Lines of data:
◆ ◆ ◆ ◆ ◆ ◆ ◆
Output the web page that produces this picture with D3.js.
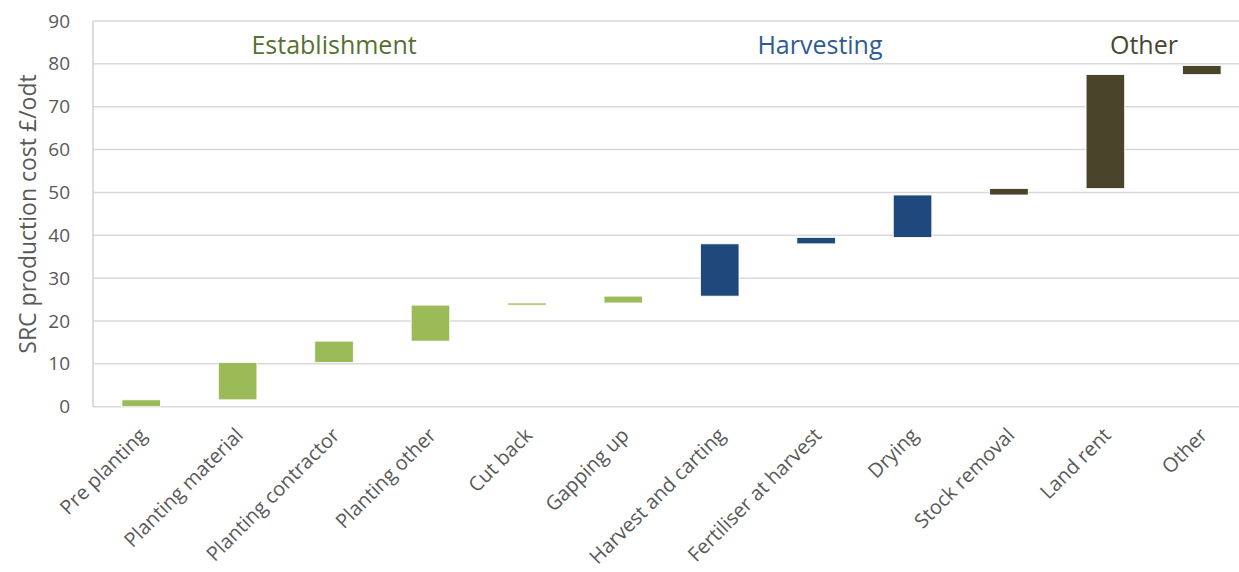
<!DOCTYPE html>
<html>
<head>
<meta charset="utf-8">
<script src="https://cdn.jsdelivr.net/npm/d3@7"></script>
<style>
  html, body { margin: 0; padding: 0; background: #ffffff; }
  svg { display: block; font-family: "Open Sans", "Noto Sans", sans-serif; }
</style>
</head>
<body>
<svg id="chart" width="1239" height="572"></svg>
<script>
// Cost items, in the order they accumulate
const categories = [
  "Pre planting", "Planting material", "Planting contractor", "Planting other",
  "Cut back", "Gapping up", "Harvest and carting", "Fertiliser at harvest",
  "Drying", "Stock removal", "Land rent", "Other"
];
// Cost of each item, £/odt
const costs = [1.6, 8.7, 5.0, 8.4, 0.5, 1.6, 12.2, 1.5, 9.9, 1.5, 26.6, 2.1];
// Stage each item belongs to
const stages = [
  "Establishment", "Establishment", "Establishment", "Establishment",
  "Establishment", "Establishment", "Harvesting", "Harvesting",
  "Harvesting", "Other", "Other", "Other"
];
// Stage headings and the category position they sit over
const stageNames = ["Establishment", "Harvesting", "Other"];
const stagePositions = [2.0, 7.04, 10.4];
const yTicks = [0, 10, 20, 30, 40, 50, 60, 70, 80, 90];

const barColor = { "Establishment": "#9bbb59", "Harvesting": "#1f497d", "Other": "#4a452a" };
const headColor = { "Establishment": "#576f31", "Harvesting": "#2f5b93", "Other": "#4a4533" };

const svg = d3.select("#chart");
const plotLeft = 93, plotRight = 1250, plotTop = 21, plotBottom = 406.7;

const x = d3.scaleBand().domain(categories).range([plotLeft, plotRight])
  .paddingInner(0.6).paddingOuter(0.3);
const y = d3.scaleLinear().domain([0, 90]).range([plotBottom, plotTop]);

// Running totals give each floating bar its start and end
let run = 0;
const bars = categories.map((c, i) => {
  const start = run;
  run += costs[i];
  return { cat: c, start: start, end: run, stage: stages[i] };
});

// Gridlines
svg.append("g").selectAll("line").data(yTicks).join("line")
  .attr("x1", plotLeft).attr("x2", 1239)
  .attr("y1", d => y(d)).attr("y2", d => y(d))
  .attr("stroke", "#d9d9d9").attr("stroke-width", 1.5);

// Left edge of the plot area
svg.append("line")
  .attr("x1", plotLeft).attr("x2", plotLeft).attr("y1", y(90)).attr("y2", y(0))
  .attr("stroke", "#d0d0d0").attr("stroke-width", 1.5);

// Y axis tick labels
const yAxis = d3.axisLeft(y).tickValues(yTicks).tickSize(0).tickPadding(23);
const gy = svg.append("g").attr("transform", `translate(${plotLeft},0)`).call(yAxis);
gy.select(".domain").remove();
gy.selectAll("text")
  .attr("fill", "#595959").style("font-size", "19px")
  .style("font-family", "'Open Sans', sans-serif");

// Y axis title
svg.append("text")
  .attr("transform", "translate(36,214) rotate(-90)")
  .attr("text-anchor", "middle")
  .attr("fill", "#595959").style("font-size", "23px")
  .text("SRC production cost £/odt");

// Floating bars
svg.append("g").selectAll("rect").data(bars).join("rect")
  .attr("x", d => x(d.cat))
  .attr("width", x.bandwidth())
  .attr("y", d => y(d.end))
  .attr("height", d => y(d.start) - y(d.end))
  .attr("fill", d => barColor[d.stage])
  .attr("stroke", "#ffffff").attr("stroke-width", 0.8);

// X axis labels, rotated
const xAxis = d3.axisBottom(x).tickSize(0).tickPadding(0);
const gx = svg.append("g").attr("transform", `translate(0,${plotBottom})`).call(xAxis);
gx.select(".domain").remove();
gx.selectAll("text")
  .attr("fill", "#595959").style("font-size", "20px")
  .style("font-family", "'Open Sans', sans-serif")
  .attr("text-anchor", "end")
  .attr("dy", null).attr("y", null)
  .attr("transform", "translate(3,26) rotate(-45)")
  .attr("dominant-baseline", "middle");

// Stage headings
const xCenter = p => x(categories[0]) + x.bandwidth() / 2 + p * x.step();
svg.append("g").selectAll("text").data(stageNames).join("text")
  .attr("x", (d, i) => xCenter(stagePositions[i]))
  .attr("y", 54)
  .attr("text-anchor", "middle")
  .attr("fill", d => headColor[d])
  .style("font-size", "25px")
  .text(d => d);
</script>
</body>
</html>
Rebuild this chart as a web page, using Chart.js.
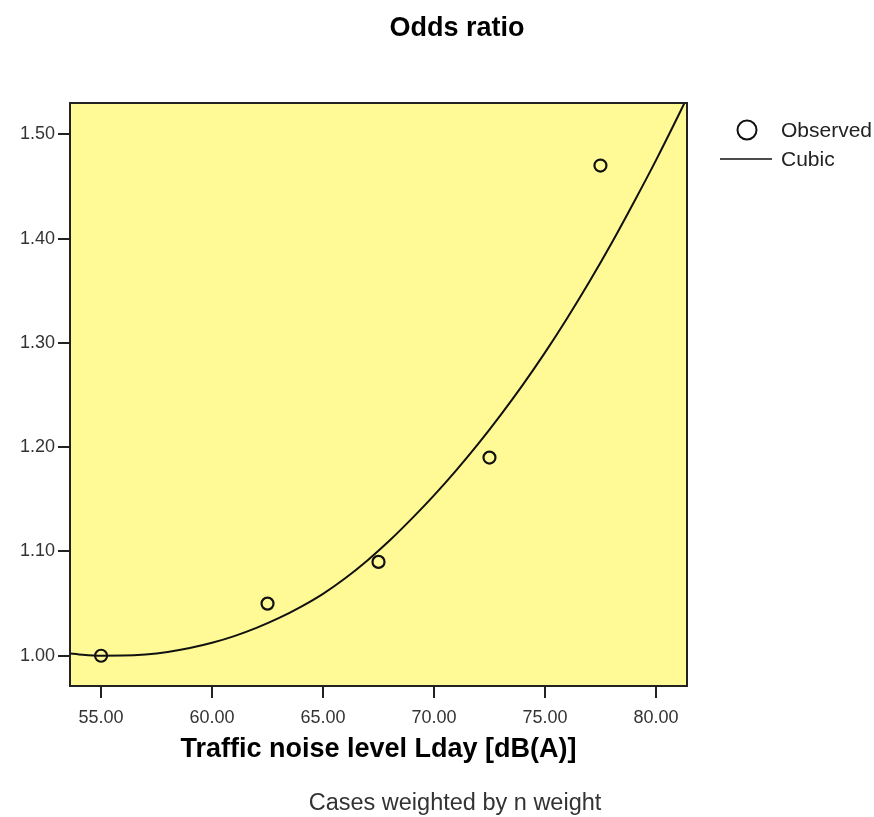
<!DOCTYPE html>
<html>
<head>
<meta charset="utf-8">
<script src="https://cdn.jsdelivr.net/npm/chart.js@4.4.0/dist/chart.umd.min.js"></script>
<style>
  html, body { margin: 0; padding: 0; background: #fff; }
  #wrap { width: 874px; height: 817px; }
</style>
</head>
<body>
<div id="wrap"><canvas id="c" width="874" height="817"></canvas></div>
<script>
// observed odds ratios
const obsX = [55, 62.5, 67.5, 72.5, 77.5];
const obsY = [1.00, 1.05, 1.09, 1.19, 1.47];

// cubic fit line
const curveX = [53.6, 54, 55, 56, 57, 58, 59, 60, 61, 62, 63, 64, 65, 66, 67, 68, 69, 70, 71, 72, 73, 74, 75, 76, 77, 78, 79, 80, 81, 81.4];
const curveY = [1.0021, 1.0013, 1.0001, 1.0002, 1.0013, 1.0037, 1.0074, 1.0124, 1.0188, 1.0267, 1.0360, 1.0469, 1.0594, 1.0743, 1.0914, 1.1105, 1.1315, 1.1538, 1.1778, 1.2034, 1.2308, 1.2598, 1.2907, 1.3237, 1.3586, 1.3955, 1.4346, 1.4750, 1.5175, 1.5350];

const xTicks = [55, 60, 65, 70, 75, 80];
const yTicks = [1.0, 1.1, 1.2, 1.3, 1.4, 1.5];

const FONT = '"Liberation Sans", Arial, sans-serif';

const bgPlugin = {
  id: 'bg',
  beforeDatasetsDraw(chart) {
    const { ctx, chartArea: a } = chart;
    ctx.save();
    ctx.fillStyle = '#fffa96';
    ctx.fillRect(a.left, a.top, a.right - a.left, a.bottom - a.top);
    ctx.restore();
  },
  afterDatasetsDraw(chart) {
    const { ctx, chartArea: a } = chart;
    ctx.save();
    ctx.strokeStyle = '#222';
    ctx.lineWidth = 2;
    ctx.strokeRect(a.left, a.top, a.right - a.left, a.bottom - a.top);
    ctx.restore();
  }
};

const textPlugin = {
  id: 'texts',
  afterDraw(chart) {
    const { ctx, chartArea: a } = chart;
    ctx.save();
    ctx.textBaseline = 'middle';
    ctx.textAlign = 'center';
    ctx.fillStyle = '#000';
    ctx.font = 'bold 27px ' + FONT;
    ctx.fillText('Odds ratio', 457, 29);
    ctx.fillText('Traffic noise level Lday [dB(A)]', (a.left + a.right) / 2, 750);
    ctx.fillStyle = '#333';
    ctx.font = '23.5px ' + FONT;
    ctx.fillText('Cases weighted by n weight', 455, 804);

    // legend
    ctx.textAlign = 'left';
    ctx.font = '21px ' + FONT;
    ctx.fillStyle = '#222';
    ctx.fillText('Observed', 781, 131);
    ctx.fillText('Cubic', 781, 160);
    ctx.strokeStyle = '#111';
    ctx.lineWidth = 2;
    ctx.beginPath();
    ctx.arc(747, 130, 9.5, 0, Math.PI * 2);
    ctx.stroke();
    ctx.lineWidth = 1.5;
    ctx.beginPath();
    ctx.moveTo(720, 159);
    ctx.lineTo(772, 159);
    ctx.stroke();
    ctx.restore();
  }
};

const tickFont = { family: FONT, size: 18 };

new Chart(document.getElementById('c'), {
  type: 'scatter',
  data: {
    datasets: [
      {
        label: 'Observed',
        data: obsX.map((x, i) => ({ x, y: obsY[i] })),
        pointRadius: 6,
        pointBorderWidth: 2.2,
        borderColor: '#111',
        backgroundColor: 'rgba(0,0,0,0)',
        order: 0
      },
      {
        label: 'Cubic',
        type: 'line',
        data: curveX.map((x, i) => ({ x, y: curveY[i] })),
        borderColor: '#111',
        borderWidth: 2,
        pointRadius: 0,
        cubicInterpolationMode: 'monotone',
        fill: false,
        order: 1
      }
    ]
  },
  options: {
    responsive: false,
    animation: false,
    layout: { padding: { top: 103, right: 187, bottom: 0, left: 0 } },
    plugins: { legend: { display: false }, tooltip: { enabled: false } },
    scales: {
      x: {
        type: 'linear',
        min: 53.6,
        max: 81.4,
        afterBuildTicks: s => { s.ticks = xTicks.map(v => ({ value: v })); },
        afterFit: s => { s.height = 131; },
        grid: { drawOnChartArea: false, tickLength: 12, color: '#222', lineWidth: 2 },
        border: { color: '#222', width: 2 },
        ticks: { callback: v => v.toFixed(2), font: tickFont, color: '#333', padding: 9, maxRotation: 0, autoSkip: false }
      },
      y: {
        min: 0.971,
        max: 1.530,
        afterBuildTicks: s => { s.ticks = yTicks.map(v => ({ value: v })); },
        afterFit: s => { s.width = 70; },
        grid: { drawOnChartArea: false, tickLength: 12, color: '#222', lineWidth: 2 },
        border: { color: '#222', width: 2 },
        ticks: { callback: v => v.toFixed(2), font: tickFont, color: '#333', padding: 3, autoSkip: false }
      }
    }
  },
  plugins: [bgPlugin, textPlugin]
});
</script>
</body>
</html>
◆ ◆ ◆ ◆ ◆ ◆ ◆
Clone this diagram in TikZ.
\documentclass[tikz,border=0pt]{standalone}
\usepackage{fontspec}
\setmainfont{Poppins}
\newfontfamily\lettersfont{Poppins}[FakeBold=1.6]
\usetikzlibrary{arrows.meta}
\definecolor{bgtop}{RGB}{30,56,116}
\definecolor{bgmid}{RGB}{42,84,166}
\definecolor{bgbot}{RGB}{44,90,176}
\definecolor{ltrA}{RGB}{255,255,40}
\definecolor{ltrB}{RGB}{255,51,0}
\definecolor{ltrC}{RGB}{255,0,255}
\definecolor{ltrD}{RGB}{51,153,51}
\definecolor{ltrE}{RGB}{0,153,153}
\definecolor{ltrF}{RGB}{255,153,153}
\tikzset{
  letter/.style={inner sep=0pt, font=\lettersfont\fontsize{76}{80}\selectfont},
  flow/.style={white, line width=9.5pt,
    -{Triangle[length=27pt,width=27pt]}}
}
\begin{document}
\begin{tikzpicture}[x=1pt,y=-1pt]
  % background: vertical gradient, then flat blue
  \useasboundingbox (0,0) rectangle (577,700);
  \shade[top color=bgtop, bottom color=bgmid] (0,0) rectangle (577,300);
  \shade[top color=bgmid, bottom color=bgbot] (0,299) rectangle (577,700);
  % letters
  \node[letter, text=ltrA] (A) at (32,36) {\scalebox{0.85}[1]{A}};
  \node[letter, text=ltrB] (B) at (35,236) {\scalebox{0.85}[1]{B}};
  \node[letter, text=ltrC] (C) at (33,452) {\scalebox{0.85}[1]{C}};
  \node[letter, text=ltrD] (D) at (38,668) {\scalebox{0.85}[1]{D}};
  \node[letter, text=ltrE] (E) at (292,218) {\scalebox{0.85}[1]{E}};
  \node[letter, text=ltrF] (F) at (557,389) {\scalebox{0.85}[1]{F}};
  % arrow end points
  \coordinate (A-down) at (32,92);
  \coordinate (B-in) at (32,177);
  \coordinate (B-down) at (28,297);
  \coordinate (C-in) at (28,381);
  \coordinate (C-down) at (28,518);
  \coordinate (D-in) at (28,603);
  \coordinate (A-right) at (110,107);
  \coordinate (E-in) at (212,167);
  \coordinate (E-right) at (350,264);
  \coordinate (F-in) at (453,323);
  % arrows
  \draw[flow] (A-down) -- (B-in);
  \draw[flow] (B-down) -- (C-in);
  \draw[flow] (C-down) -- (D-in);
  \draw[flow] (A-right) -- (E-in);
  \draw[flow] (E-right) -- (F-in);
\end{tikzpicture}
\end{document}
◆ ◆ ◆ ◆ ◆ ◆ ◆
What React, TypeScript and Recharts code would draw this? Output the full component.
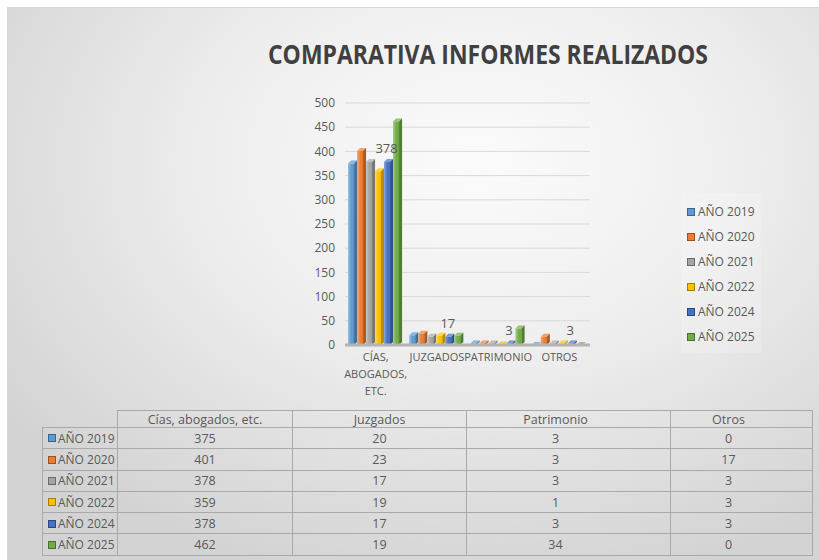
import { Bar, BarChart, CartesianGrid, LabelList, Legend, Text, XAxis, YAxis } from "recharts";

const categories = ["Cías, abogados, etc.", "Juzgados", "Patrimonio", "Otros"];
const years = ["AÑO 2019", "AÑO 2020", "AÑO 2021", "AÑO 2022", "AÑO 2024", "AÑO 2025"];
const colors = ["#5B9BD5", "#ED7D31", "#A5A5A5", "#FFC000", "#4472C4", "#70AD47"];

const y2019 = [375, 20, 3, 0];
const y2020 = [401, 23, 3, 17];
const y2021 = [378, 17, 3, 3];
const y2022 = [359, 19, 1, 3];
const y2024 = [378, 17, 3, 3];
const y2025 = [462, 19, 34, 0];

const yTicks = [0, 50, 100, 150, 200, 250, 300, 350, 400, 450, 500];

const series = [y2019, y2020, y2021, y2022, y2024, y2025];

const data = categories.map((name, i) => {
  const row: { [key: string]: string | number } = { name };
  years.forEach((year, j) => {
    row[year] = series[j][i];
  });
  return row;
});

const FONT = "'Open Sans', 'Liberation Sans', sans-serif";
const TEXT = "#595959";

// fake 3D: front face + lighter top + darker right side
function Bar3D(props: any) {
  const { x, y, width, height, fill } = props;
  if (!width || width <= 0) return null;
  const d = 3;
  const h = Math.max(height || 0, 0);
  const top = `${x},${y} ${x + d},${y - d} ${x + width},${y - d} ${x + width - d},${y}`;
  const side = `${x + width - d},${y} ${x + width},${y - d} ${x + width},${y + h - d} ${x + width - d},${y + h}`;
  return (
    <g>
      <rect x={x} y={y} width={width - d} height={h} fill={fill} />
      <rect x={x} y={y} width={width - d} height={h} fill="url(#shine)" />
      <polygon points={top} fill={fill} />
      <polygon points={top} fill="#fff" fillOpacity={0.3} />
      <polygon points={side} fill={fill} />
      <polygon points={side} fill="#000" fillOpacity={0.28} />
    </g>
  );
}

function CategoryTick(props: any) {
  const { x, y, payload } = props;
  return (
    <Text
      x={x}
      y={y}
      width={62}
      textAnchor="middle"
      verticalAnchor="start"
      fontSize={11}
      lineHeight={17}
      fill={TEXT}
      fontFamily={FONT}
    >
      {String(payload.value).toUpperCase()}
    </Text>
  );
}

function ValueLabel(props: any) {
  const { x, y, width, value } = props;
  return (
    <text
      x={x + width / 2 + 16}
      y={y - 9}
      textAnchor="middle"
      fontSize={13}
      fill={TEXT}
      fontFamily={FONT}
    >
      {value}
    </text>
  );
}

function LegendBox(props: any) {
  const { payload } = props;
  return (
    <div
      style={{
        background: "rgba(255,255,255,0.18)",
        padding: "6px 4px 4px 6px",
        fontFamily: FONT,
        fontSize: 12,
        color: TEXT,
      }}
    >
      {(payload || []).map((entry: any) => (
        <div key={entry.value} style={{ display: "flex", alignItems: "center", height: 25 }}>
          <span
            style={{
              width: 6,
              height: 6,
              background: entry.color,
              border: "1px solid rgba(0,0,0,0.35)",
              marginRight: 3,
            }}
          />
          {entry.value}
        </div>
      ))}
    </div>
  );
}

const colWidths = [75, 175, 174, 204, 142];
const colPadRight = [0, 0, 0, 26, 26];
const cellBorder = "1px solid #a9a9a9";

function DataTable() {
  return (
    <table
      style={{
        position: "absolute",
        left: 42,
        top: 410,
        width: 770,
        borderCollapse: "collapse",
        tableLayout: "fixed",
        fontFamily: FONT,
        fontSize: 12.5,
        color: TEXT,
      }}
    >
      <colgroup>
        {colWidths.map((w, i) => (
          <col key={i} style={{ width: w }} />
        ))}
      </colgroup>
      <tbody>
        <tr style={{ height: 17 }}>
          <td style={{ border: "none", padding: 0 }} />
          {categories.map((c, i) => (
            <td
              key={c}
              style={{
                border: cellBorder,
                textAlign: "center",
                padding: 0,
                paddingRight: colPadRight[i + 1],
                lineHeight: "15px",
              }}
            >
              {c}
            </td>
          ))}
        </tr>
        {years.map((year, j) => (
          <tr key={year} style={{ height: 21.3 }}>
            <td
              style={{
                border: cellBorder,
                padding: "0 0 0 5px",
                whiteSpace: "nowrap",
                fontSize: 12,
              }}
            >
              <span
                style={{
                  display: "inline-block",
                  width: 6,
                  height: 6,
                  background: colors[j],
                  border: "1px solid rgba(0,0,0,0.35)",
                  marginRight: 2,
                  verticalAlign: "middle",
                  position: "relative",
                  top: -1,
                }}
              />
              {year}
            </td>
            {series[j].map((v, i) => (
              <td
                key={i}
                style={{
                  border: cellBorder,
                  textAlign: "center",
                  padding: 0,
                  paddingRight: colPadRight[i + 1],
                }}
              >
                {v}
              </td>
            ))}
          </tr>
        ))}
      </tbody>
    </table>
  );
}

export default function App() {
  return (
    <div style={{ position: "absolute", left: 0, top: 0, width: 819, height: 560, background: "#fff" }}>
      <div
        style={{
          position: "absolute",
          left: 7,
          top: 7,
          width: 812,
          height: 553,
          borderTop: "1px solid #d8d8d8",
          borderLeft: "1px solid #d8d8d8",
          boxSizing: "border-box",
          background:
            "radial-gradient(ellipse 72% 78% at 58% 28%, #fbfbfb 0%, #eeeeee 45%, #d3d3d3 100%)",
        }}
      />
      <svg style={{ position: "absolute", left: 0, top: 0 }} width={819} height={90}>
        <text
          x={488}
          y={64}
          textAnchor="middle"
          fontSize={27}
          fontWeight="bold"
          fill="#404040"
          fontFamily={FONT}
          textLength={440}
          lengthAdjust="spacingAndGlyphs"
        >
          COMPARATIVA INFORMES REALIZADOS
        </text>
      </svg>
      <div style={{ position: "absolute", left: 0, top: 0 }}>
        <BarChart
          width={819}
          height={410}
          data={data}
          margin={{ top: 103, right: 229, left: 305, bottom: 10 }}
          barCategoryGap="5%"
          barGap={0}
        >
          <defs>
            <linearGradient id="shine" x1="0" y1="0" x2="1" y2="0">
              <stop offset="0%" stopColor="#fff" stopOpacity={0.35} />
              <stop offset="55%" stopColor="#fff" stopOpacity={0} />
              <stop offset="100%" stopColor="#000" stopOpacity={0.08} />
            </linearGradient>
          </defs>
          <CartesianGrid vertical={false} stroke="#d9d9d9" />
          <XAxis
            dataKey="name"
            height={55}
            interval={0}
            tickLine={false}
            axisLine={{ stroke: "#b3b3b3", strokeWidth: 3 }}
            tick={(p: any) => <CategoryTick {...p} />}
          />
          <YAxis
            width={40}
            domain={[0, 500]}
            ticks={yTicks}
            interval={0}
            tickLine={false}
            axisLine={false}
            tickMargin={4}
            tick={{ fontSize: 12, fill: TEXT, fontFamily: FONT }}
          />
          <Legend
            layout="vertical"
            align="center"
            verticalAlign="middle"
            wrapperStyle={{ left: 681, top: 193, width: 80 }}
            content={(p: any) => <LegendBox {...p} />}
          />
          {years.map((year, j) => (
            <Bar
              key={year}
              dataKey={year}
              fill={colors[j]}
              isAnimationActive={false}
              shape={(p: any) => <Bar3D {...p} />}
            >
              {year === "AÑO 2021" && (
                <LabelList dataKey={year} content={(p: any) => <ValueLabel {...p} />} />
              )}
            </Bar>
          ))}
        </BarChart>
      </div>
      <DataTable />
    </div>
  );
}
◆ ◆ ◆ ◆ ◆ ◆ ◆
▸ **Task statement**:
Look above for the line with "Rebuild this chart"; quote it and every line after it, stopping after the line with "const obsY = [1.00, 1.05, 1.09, 1.19, 1.47];", exactly, with nothing added and without pictures.

▸ **The solution**:
Rebuild this chart as a web page, using Chart.js.
<!DOCTYPE html>
<html>
<head>
<meta charset="utf-8">
<script src="https://cdn.jsdelivr.net/npm/chart.js@4.4.0/dist/chart.umd.min.js"></script>
<style>
  html, body { margin: 0; padding: 0; background: #fff; }
  #wrap { width: 874px; height: 817px; }
</style>
</head>
<body>
<div id="wrap"><canvas id="c" width="874" height="817"></canvas></div>
<script>
// observed odds ratios
const obsX = [55, 62.5, 67.5, 72.5, 77.5];
const obsY = [1.00, 1.05, 1.09, 1.19, 1.47];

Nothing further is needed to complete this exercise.